[Supplied information start]
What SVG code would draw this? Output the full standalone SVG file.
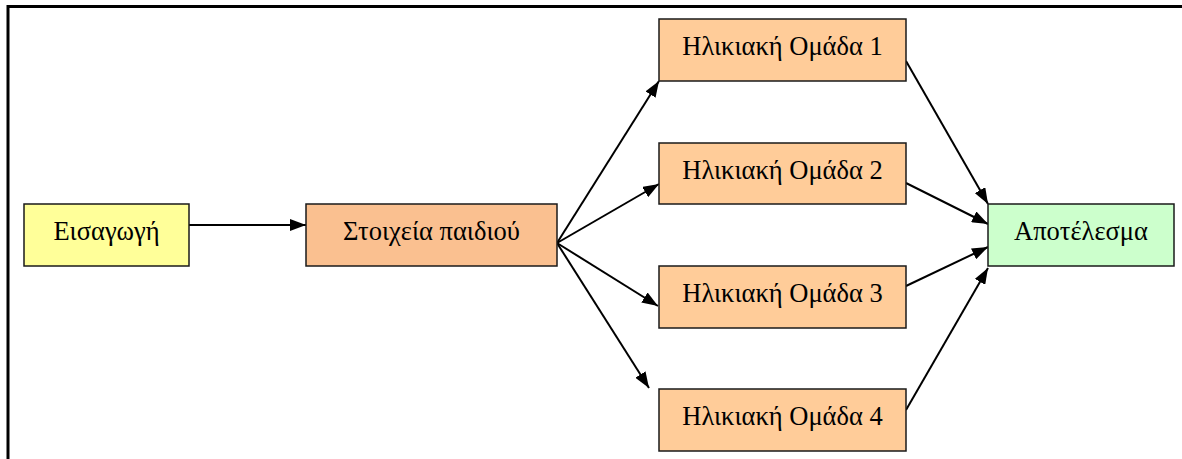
<svg xmlns="http://www.w3.org/2000/svg" width="1182" height="459" viewBox="0 0 1182 459">
  <style>
    .box { stroke: #1a1a1a; stroke-width: 1.5; }
    .label { font-family: "Liberation Serif", "Times New Roman", serif; font-size: 26.5px; fill: #000; text-anchor: middle; }
    .edge { stroke: #000; stroke-width: 2; fill: none; marker-end: url(#arrow); }
    .frame { stroke: #000; stroke-width: 3; fill: none; }
  </style>
  <defs>
    <marker id="arrow" viewBox="0 0 16 12" refX="16" refY="6" markerWidth="16" markerHeight="12" markerUnits="userSpaceOnUse" orient="auto">
      <path d="M0,0 L16,6 L0,12 Z" fill="#000"/>
    </marker>
  </defs>

  <rect width="1182" height="459" fill="#fff"/>
  <!-- outer frame: top and left edges -->
  <path class="frame" d="M8,459 L8,6.5 L1182,6.5"/>

  <g id="connectors">
    <line class="edge" x1="189" y1="225" x2="306" y2="225"/>
    <line class="edge" x1="557" y1="243" x2="659" y2="81"/>
    <line class="edge" x1="557" y1="243" x2="659" y2="184"/>
    <line class="edge" x1="557" y1="243" x2="658" y2="306"/>
    <line class="edge" x1="557" y1="243" x2="649" y2="388"/>
    <line class="edge" x1="906" y1="61" x2="988" y2="204"/>
    <line class="edge" x1="906" y1="183" x2="988" y2="224"/>
    <line class="edge" x1="906" y1="286" x2="988" y2="247"/>
    <line class="edge" x1="906" y1="410" x2="988" y2="268"/>
  </g>

  <g id="input">
    <rect class="box" x="24" y="204" width="165" height="62" fill="#FFFF99"/>
    <text class="label" x="106.5" y="240">Εισαγωγή</text>
  </g>
  <g id="child-data">
    <rect class="box" x="306" y="204" width="251" height="62" fill="#FAC090"/>
    <text class="label" x="431.5" y="240">Στοιχεία παιδιού</text>
  </g>
  <g id="age-group-1">
    <rect class="box" x="659" y="19" width="247" height="62" fill="#FFCC99"/>
    <text class="label" x="782.5" y="55">Ηλικιακή Ομάδα 1</text>
  </g>
  <g id="age-group-2">
    <rect class="box" x="659" y="143" width="247" height="61" fill="#FFCC99"/>
    <text class="label" x="782.5" y="179">Ηλικιακή Ομάδα 2</text>
  </g>
  <g id="age-group-3">
    <rect class="box" x="659" y="266" width="247" height="62" fill="#FFCC99"/>
    <text class="label" x="782.5" y="302">Ηλικιακή Ομάδα 3</text>
  </g>
  <g id="age-group-4">
    <rect class="box" x="659" y="389" width="247" height="62" fill="#FFCC99"/>
    <text class="label" x="782.5" y="425">Ηλικιακή Ομάδα 4</text>
  </g>
  <g id="result">
    <rect class="box" x="988" y="204" width="186" height="62" fill="#CCFFCC"/>
    <text class="label" x="1081" y="240">Αποτέλεσμα</text>
  </g>
</svg>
[Supplied information end]
(Objective) Return each line exactly as written. Any picture gets left out.

(Full output)
What SVG code would draw this? Output the full standalone SVG file.
<svg xmlns="http://www.w3.org/2000/svg" width="1182" height="459" viewBox="0 0 1182 459">
  <style>
    .box { stroke: #1a1a1a; stroke-width: 1.5; }
    .label { font-family: "Liberation Serif", "Times New Roman", serif; font-size: 26.5px; fill: #000; text-anchor: middle; }
    .edge { stroke: #000; stroke-width: 2; fill: none; marker-end: url(#arrow); }
    .frame { stroke: #000; stroke-width: 3; fill: none; }
  </style>
  <defs>
    <marker id="arrow" viewBox="0 0 16 12" refX="16" refY="6" markerWidth="16" markerHeight="12" markerUnits="userSpaceOnUse" orient="auto">
      <path d="M0,0 L16,6 L0,12 Z" fill="#000"/>
    </marker>
  </defs>

  <rect width="1182" height="459" fill="#fff"/>
  <!-- outer frame: top and left edges -->
  <path class="frame" d="M8,459 L8,6.5 L1182,6.5"/>

  <g id="connectors">
    <line class="edge" x1="189" y1="225" x2="306" y2="225"/>
    <line class="edge" x1="557" y1="243" x2="659" y2="81"/>
    <line class="edge" x1="557" y1="243" x2="659" y2="184"/>
    <line class="edge" x1="557" y1="243" x2="658" y2="306"/>
    <line class="edge" x1="557" y1="243" x2="649" y2="388"/>
    <line class="edge" x1="906" y1="61" x2="988" y2="204"/>
    <line class="edge" x1="906" y1="183" x2="988" y2="224"/>
    <line class="edge" x1="906" y1="286" x2="988" y2="247"/>
    <line class="edge" x1="906" y1="410" x2="988" y2="268"/>
  </g>

  <g id="input">
    <rect class="box" x="24" y="204" width="165" height="62" fill="#FFFF99"/>
    <text class="label" x="106.5" y="240">Εισαγωγή</text>
  </g>
  <g id="child-data">
    <rect class="box" x="306" y="204" width="251" height="62" fill="#FAC090"/>
    <text class="label" x="431.5" y="240">Στοιχεία παιδιού</text>
  </g>
  <g id="age-group-1">
    <rect class="box" x="659" y="19" width="247" height="62" fill="#FFCC99"/>
    <text class="label" x="782.5" y="55">Ηλικιακή Ομάδα 1</text>
  </g>
  <g id="age-group-2">
    <rect class="box" x="659" y="143" width="247" height="61" fill="#FFCC99"/>
    <text class="label" x="782.5" y="179">Ηλικιακή Ομάδα 2</text>
  </g>
  <g id="age-group-3">
    <rect class="box" x="659" y="266" width="247" height="62" fill="#FFCC99"/>
    <text class="label" x="782.5" y="302">Ηλικιακή Ομάδα 3</text>
  </g>
  <g id="age-group-4">
    <rect class="box" x="659" y="389" width="247" height="62" fill="#FFCC99"/>
    <text class="label" x="782.5" y="425">Ηλικιακή Ομάδα 4</text>
  </g>
  <g id="result">
    <rect class="box" x="988" y="204" width="186" height="62" fill="#CCFFCC"/>
    <text class="label" x="1081" y="240">Αποτέλεσμα</text>
  </g>
</svg>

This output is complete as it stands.